[SOURCE DATA]
= = =
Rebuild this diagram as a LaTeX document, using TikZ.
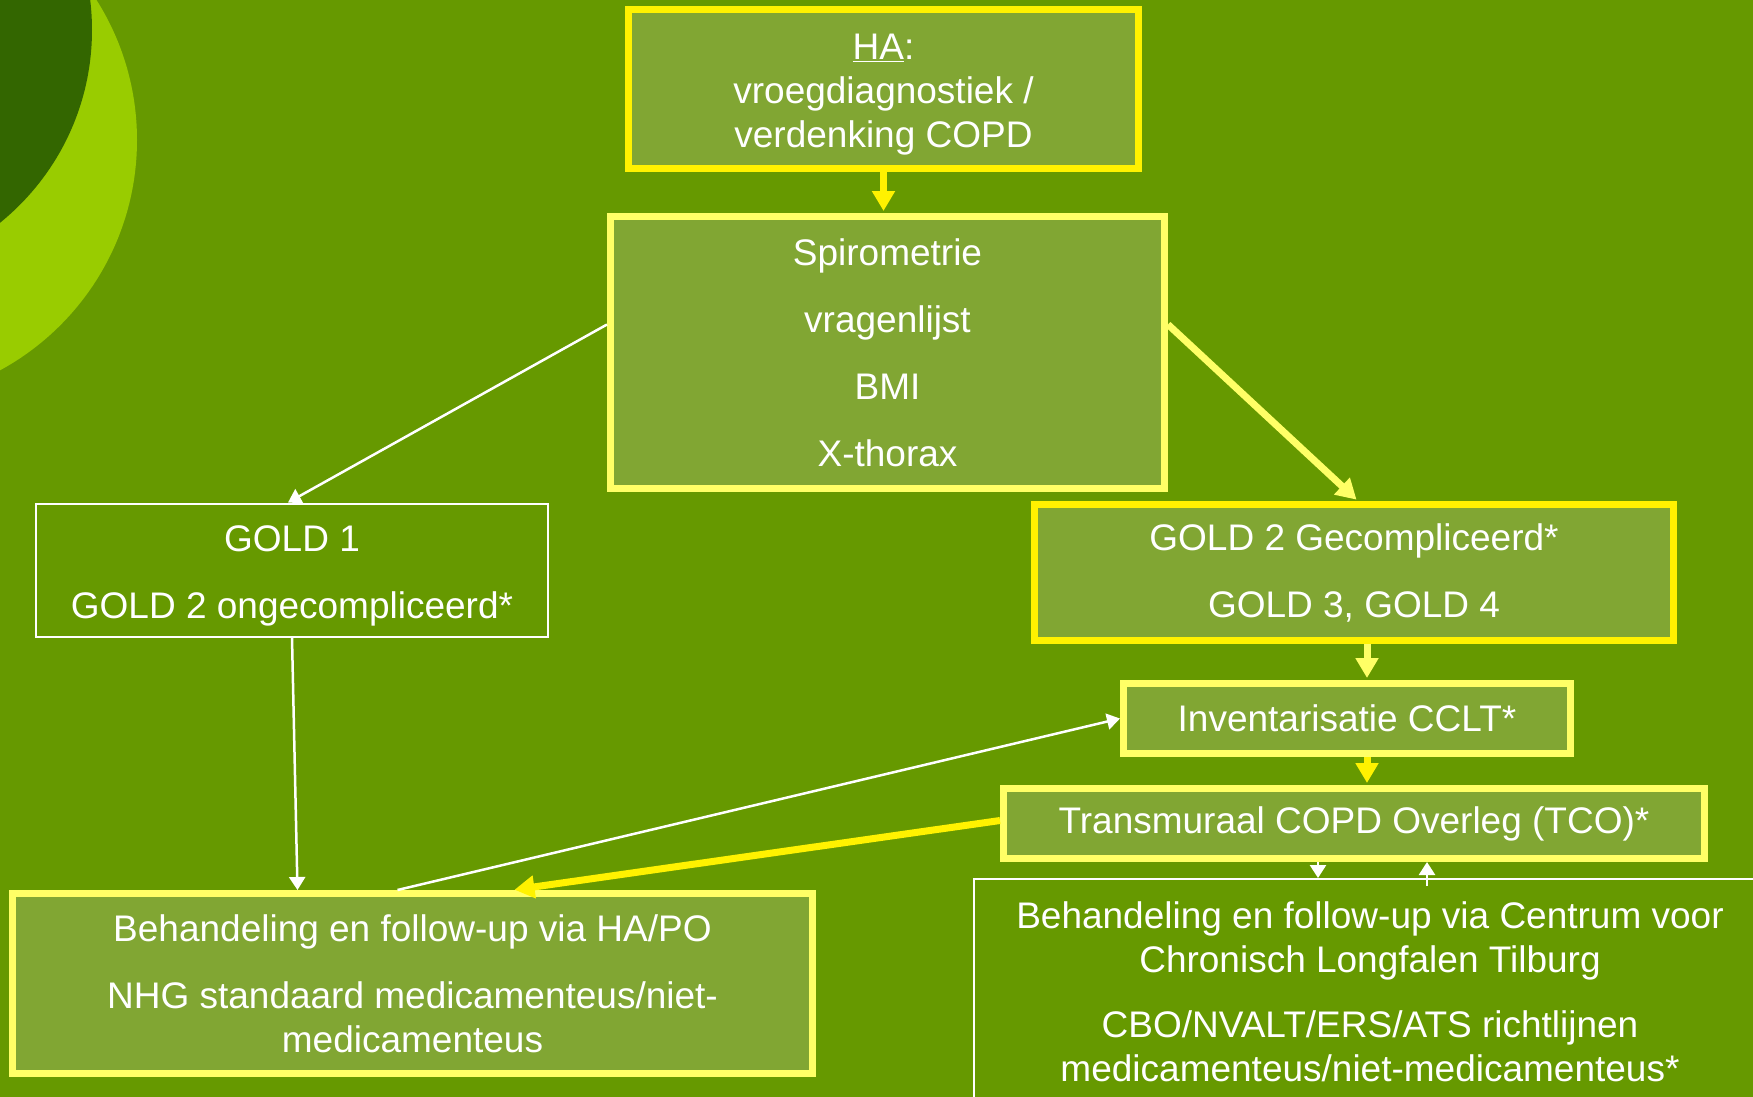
\documentclass[tikz,border=0pt]{standalone}
\usepackage{fontspec}
\setmainfont{Liberation Sans}
\usepackage{tikz}
\usetikzlibrary{arrows.meta}
\definecolor{bg}{RGB}{102,153,0}
\definecolor{leaf}{RGB}{153,204,0}
\definecolor{deep}{RGB}{51,102,0}
\definecolor{boxgreen}{RGB}{129,166,51}
\definecolor{paleyellow}{RGB}{255,255,102}
\tikzstyle{box} = [draw=paleyellow, line width=7pt, fill=boxgreen, text=white, align=center, inner sep=0pt, font=\fontsize{37}{44}\selectfont]
\tikzstyle{plain} = [draw=white, line width=2pt, text=white, align=center, inner sep=0pt, font=\fontsize{37}{44}\selectfont]
\tikzstyle{yarrow} = [draw=yellow, line width=7pt, shorten >=2pt, -{Triangle[length=20pt,width=22pt]}]
\tikzstyle{warrow} = [draw=white, line width=2.5pt, -{Triangle[length=13pt,width=16pt]}]

\begin{document}
\begin{tikzpicture}[x=1pt,y=-1pt]
  \useasboundingbox (0,0) rectangle (1753,1096);
  \fill[bg] (-10,-10) rectangle (1763,1106);
  \fill[leaf] (-125,140) circle (262);
  \fill[deep] (-156,30) circle (248);
  % boxes
  \node[box, draw=yellow, minimum width=510pt, minimum height=159pt] (ha) at (883.5,89) {\rule{0pt}{37pt}\underline{HA}:\\vroegdiagnostiek /\\verdenking COPD};
  \node[box, minimum width=554pt, minimum height=272pt] (spiro) at (887.5,352.5) {Spirometrie\\[23pt]vragenlijst\\[23pt]BMI\\[23pt]X-thorax};
  \node[plain, minimum width=512pt, minimum height=133pt] (gold1) at (292,570) {\rule{0pt}{37pt}GOLD 1\\[23pt]GOLD 2 ongecompliceerd*};
  \node[box, draw=yellow, minimum width=639pt, minimum height=136pt] (gold2) at (1354,572.5) {GOLD 2 Gecompliceerd*\\[23pt]GOLD 3, GOLD 4};
  \node[box, minimum width=447pt, minimum height=70pt] (inv) at (1347,718.5) {Inventarisatie CCLT*};
  \node[box, minimum width=701pt, minimum height=70pt] (tco) at (1354,823.5) {Transmuraal COPD Overleg (TCO)*};
  \node[box, minimum width=800pt, minimum height=180pt] (beh) at (412.5,983.5) {Behandeling en follow-up via HA/PO\\[23pt]NHG standaard medicamenteus/niet-\\medicamenteus};
  \node[plain, minimum width=792pt, minimum height=225pt] (cclt) at (1370,991.5) {Behandeling en follow-up via Centrum voor\\Chronisch Longfalen Tilburg\\[21pt]CBO/NVALT/ERS/ATS richtlijnen\\medicamenteus/niet-medicamenteus*};
  \coordinate (k) at ([xshift=20pt]inv.north);
  \coordinate (dn) at ([xshift=-52pt]cclt.north);
  \coordinate (up) at ([xshift=57pt]cclt.north);
  % connectors
  \draw[yarrow] (ha.south) -- (ha.south |- spiro.north);
  \draw[warrow] ([yshift=28pt]spiro.west) -- ([xshift=-4pt]gold1.north);
  \draw[yarrow, draw=paleyellow] ([yshift=28pt]spiro.east) -- ([xshift=4pt]gold2.north);
  \draw[yarrow, draw=paleyellow] (k |- gold2.south) -- (k);
  \draw[yarrow] (k |- inv.south) -- (k |- tco.north);
  \draw[warrow] (gold1.south) -- ([xshift=-115pt]beh.north);
  \draw[warrow] ([xshift=-15pt]beh.north) -- (inv.west);
  \draw[yarrow] ([yshift=3pt]tco.west) -- ([xshift=100pt]beh.north);
  \draw[warrow] (dn |- tco.south) -- (dn);
  \draw[warrow] ([yshift=-8pt]up) -- (up |- tco.south);
\end{tikzpicture}
\end{document}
= = =
The data should be printed again unchanged; leave its pictures out.

Rebuild this diagram as a LaTeX document, using TikZ.
\documentclass[tikz,border=0pt]{standalone}
\usepackage{fontspec}
\setmainfont{Liberation Sans}
\usepackage{tikz}
\usetikzlibrary{arrows.meta}
\definecolor{bg}{RGB}{102,153,0}
\definecolor{leaf}{RGB}{153,204,0}
\definecolor{deep}{RGB}{51,102,0}
\definecolor{boxgreen}{RGB}{129,166,51}
\definecolor{paleyellow}{RGB}{255,255,102}
\tikzstyle{box} = [draw=paleyellow, line width=7pt, fill=boxgreen, text=white, align=center, inner sep=0pt, font=\fontsize{37}{44}\selectfont]
\tikzstyle{plain} = [draw=white, line width=2pt, text=white, align=center, inner sep=0pt, font=\fontsize{37}{44}\selectfont]
\tikzstyle{yarrow} = [draw=yellow, line width=7pt, shorten >=2pt, -{Triangle[length=20pt,width=22pt]}]
\tikzstyle{warrow} = [draw=white, line width=2.5pt, -{Triangle[length=13pt,width=16pt]}]

\begin{document}
\begin{tikzpicture}[x=1pt,y=-1pt]
  \useasboundingbox (0,0) rectangle (1753,1096);
  \fill[bg] (-10,-10) rectangle (1763,1106);
  \fill[leaf] (-125,140) circle (262);
  \fill[deep] (-156,30) circle (248);
  % boxes
  \node[box, draw=yellow, minimum width=510pt, minimum height=159pt] (ha) at (883.5,89) {\rule{0pt}{37pt}\underline{HA}:\\vroegdiagnostiek /\\verdenking COPD};
  \node[box, minimum width=554pt, minimum height=272pt] (spiro) at (887.5,352.5) {Spirometrie\\[23pt]vragenlijst\\[23pt]BMI\\[23pt]X-thorax};
  \node[plain, minimum width=512pt, minimum height=133pt] (gold1) at (292,570) {\rule{0pt}{37pt}GOLD 1\\[23pt]GOLD 2 ongecompliceerd*};
  \node[box, draw=yellow, minimum width=639pt, minimum height=136pt] (gold2) at (1354,572.5) {GOLD 2 Gecompliceerd*\\[23pt]GOLD 3, GOLD 4};
  \node[box, minimum width=447pt, minimum height=70pt] (inv) at (1347,718.5) {Inventarisatie CCLT*};
  \node[box, minimum width=701pt, minimum height=70pt] (tco) at (1354,823.5) {Transmuraal COPD Overleg (TCO)*};
  \node[box, minimum width=800pt, minimum height=180pt] (beh) at (412.5,983.5) {Behandeling en follow-up via HA/PO\\[23pt]NHG standaard medicamenteus/niet-\\medicamenteus};
  \node[plain, minimum width=792pt, minimum height=225pt] (cclt) at (1370,991.5) {Behandeling en follow-up via Centrum voor\\Chronisch Longfalen Tilburg\\[21pt]CBO/NVALT/ERS/ATS richtlijnen\\medicamenteus/niet-medicamenteus*};
  \coordinate (k) at ([xshift=20pt]inv.north);
  \coordinate (dn) at ([xshift=-52pt]cclt.north);
  \coordinate (up) at ([xshift=57pt]cclt.north);
  % connectors
  \draw[yarrow] (ha.south) -- (ha.south |- spiro.north);
  \draw[warrow] ([yshift=28pt]spiro.west) -- ([xshift=-4pt]gold1.north);
  \draw[yarrow, draw=paleyellow] ([yshift=28pt]spiro.east) -- ([xshift=4pt]gold2.north);
  \draw[yarrow, draw=paleyellow] (k |- gold2.south) -- (k);
  \draw[yarrow] (k |- inv.south) -- (k |- tco.north);
  \draw[warrow] (gold1.south) -- ([xshift=-115pt]beh.north);
  \draw[warrow] ([xshift=-15pt]beh.north) -- (inv.west);
  \draw[yarrow] ([yshift=3pt]tco.west) -- ([xshift=100pt]beh.north);
  \draw[warrow] (dn |- tco.south) -- (dn);
  \draw[warrow] ([yshift=-8pt]up) -- (up |- tco.south);
\end{tikzpicture}
\end{document}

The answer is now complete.